Yesterday I attended a conference session titled “Facilitating Genuine Dialogue on Diversity While Instructors’ Own Marginalized Identities are Evoked” with Izumi Sakamoto (University of Toronto), Lorraine Gutierrez (University of Michigan) and Billie S. Allan (University of Toronto). I attended a panel by the same presenters a few years ago on “Decolonizing social work curriculum” (I can’t recall the exact title but it was something along these lines). These women are fantastic; Billie began by thanking the ancestors of the land that we were standing on for their gifts which immediately made me feel at home, and brought to mind my first nations colleagues and friends back home.
I attended this session based on the following description:
Although there is a plethora of literature on how to teach cultural competency to students, rarely covered is how instructors with multiple marginalized identities negotiate the classroom space and engage students in genuine dialogue on marginalization and privilege. Presenters will share their experiences in navigating through tension and vulnerabilities.
The shared experiences were, at times, overwhelming and painful and for the larger-than-expected audience for this session, often times quite emotional. I watched as several accomplished and tenured professors shed tears as they described very confrontational and emotionally violent actions that privileged white students had brought to their classrooms. It is experiences like this when I struggle with whether I want to, or have the energy to, continue to hold ground and/or push on within the institutional and social systems that oppress marginalized communities – and that includes schools of social work and social service agencies.
I am fortunate that I have some amazing women of color friends walking with me on our doctoral education journeys but I have to admit that I wish there were more of us in my field. I am concerned that there is a lot of talk about social justice and anti-oppression in social work but in the daily business of social work practice, education, and research there is a surprising silence about confronting the arc towards the status quo. I go to these conferences and have very different experiences that seem to be so dichotomous as to be splitting; on the one hand I can have amazing conversations with radical social workers who speak of decolonizing social work practice while only hours later I’m questioned about my race and ethnicity by a white social worker who thought it was her right to know where I was *really* from (and then proceeded to “guess” based on her ideas about my name).
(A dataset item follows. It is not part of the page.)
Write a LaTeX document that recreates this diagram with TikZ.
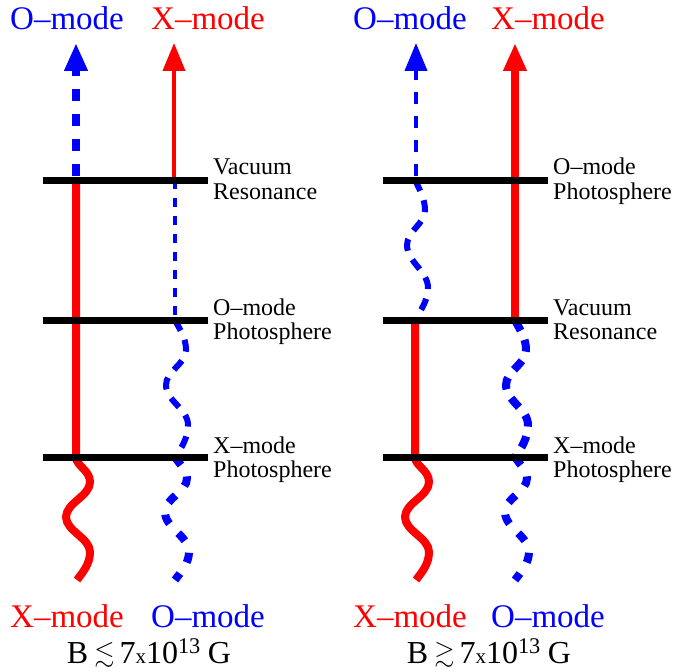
\documentclass[tikz,border=0pt]{standalone}
\usepackage{amssymb}
\usepackage{fontspec}
\setmainfont{Liberation Serif}
\usetikzlibrary{arrows.meta}
\begin{document}
\begin{tikzpicture}[x=1pt,y=-1pt,
  level/.style={line width=7pt, black},
  redthick/.style={line width=8pt, red},
  redthin/.style={line width=4pt, red},
  bluethin/.style={line width=4pt, blue, dash pattern=on 9pt off 9pt},
  bluetop/.style={line width=4pt, blue, dash pattern=on 12pt off 12pt},
  bluemid/.style={line width=6pt, blue, dash pattern=on 12pt off 10pt},
  bluemidthick/.style={line width=8pt, blue, dash pattern=on 12pt off 10pt},
  bluethick/.style={line width=8pt, blue, dash pattern=on 10pt off 13pt},
  bluearrow/.style={line width=8pt, blue, dash pattern=on 12pt off 13pt},
  tip/.style={-{Triangle[length=28pt,width=22pt]}},
  big/.style={font=\fontsize{33}{36}\selectfont, inner sep=0pt, anchor=base},
  lab/.style={font=\fontsize{24}{26}\selectfont, inner sep=0pt, anchor=base west},
  formula/.style={font=\fontsize{32}{34}\selectfont, inner sep=0pt, anchor=base},
]
\useasboundingbox (0,0) rectangle (676,671);

% ---------- coordinates, left panel ----------
\coordinate (LaTop) at (76,43);
\coordinate (La1) at (76,176);
\coordinate (La1b) at (76,180);
\coordinate (La3) at (76,457);
\coordinate (LbTop) at (174,43);
\coordinate (Lb1) at (174,180);
\coordinate (Lc1) at (175,180);
\coordinate (Lc2) at (175,320);
\coordinate (Lc3) at (175,457);
% ---------- coordinates, right panel ----------
\coordinate (RaTop) at (416,43);
\coordinate (Ra1) at (416,176);
\coordinate (Rw1) at (415,180);
\coordinate (Ra2) at (415,320);
\coordinate (Ra3) at (415,457);
\coordinate (RbTop) at (515,43);
\coordinate (Rb2) at (515,320);
\coordinate (Rb3) at (515,457);

% ---------- left panel ----------
\draw[bluearrow, tip] (La1) -- (LaTop);
\draw[redthin, tip] (Lb1) -- (LbTop);
\draw[bluethin] (Lc1) -- (Lc2);
\draw[bluemid] (Lc2) .. controls (180,330) and (186,338) .. (186,350)
  .. controls (186,364) and (166,371) .. (166,385)
  .. controls (166,401) and (188,409) .. (188,425)
  .. controls (188,438) and (181,449) .. (Lc3);
\draw[bluethick] (Lc3) .. controls (180,465) and (187,470) .. (187,478)
  .. controls (187,492) and (165,498) .. (165,512)
  .. controls (165,528) and (189,536) .. (189,552)
  .. controls (189,563) and (181,572) .. (175,580) coordinate (LcEnd);
\draw[redthick, line join=round] (La1b) -- (La3)
  .. controls (76,466) and (90,470) .. (90,482)
  .. controls (90,496) and (66,503) .. (66,517)
  .. controls (66,531) and (90,538) .. (90,552)
  .. controls (90,564) and (83,572) .. (77,580) coordinate (LaEnd);

% ---------- right panel ----------
\draw[bluetop, tip] (Ra1) -- (RaTop);
\draw[bluemid] (Rw1) .. controls (420,190) and (425,200) .. (425,210)
  .. controls (425,224) and (407,231) .. (407,245)
  .. controls (407,262) and (428,271) .. (428,288)
  .. controls (428,301) and (420,311) .. (Ra2);
\draw[redthick, tip] (Rb2) -- (RbTop);
\draw[bluemidthick] (Rb2) .. controls (520,330) and (526,338) .. (526,350)
  .. controls (526,364) and (506,371) .. (506,385)
  .. controls (506,401) and (528,409) .. (528,425)
  .. controls (528,438) and (521,449) .. (Rb3);
\draw[bluethick] (Rb3) .. controls (520,465) and (527,470) .. (527,478)
  .. controls (527,492) and (505,498) .. (505,512)
  .. controls (505,528) and (529,536) .. (529,552)
  .. controls (529,563) and (521,572) .. (515,580) coordinate (RbEnd);
\draw[redthick, line join=round] (Ra2) -- (Ra3)
  .. controls (415,466) and (429,470) .. (429,482)
  .. controls (429,496) and (405,503) .. (405,517)
  .. controls (405,531) and (429,538) .. (429,552)
  .. controls (429,564) and (422,572) .. (416,580) coordinate (RaEnd);

% ---------- level lines ----------
\draw[level] (43,180) coordinate (L1s) -- (208,180) coordinate (L1e);
\draw[level] (43,320) coordinate (L2s) -- (208,320) coordinate (L2e);
\draw[level] (43,457) coordinate (L3s) -- (208,457) coordinate (L3e);
\draw[level] (383,180) coordinate (R1s) -- (548,180) coordinate (R1e);
\draw[level] (383,320) coordinate (R2s) -- (548,320) coordinate (R2e);
\draw[level] (383,457) coordinate (R3s) -- (548,457) coordinate (R3e);

% ---------- labels ----------
\node[big, blue] (tlO) at (67,30) {O–mode};
\node[big, red]  (tlX) at (208,30) {X–mode};
\node[big, blue] (trO) at (410,30) {O–mode};
\node[big, red]  (trX) at (548,30) {X–mode};
\node[big, red]  (blX) at (67,627) {X–mode};
\node[big, blue] (blO) at (208,627) {O–mode};
\node[big, red]  (brX) at (410,627) {X–mode};
\node[big, blue] (brO) at (548,627) {O–mode};

\node[lab] (l1a) at (213,175) {Vacuum};
\node[lab] (l1b) at (213,199) {Resonance};
\node[lab] (l2a) at (213,315) {O–mode};
\node[lab] (l2b) at (213,339) {Photosphere};
\node[lab] (l3a) at (213,453) {X–mode};
\node[lab] (l3b) at (213,477) {Photosphere};
\node[lab] (r1a) at (553,175) {O–mode};
\node[lab] (r1b) at (553,199) {Photosphere};
\node[lab] (r2a) at (553,315) {Vacuum};
\node[lab] (r2b) at (553,339) {Resonance};
\node[lab] (r3a) at (553,453) {X–mode};
\node[lab] (r3b) at (553,477) {Photosphere};

\node[formula] (fl) at (149,663) {B\hspace{6pt}\raisebox{2pt}{\fontsize{26}{26}\selectfont$\lesssim$}\hspace{5pt}7{\fontsize{21}{21}\selectfont x}10\textsuperscript{13}\hspace{7pt}G};
\node[formula] (fr) at (489,663) {B\hspace{6pt}\raisebox{2pt}{\fontsize{26}{26}\selectfont$\gtrsim$}\hspace{5pt}7{\fontsize{21}{21}\selectfont x}10\textsuperscript{13}\hspace{7pt}G};
\end{tikzpicture}
\end{document}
A few weeks ago at the Adoption Initiative conference in New York, I had the luxury of spending several days with deeply thoughtful and intellectually and socially grounded professors, doctoral students, artists and practitioners with whom I could speak deeply and emotionally about the challenges of being in academia as someone who challenges the current operating paradigms. One of the themes that came up was how important it is to take care of ourselves so that we don’t burn out, self-destruct, or lose ourselves in this difficult work. One of my new friends suggested reading Sisters of the Yam by bell hooks. My copy arrived the day before I left for this conference and I had been sneaking in little moments to read over the past couple of days. So when the group presenter asked each of us to say something about how we move forward, I pulled out this book from my bag, and promised that I would finish reading Sisters of the Yam.
I mentioned on this blog the other day how privileged I am to be facing these choices; but attending this session also increased my sensitivity to the ways in which people of color or people from other marginalized communities make these choices with much greater stakes than those from more privileged backgrounds. This isn’t necessarily a matter of just making choices; rather if people don’t stay and fight hard to claim a space in the academy (or in the profession) it becomes more difficult for those coming up after to see themselves, as well as perpetuates the hierarchies and gatekeeping that exist. One of the participants of this session I attended mentioned that she carries with her the spirit of her mother, grandmother, aunts and all the other women in her family who came before her who never had the opportunities because they were denied access.
I left this session with more questions than answers and more sadness than hope. And this thought: we already know we are strong and capable because we made it this far, even with the many obstacles in our way; the question is, are our institutions, professions and colleagues with privilege strong enough to change the status quo? Perhaps we’ve been asking the wrong people to shoulder the burden of inclusivity and social change.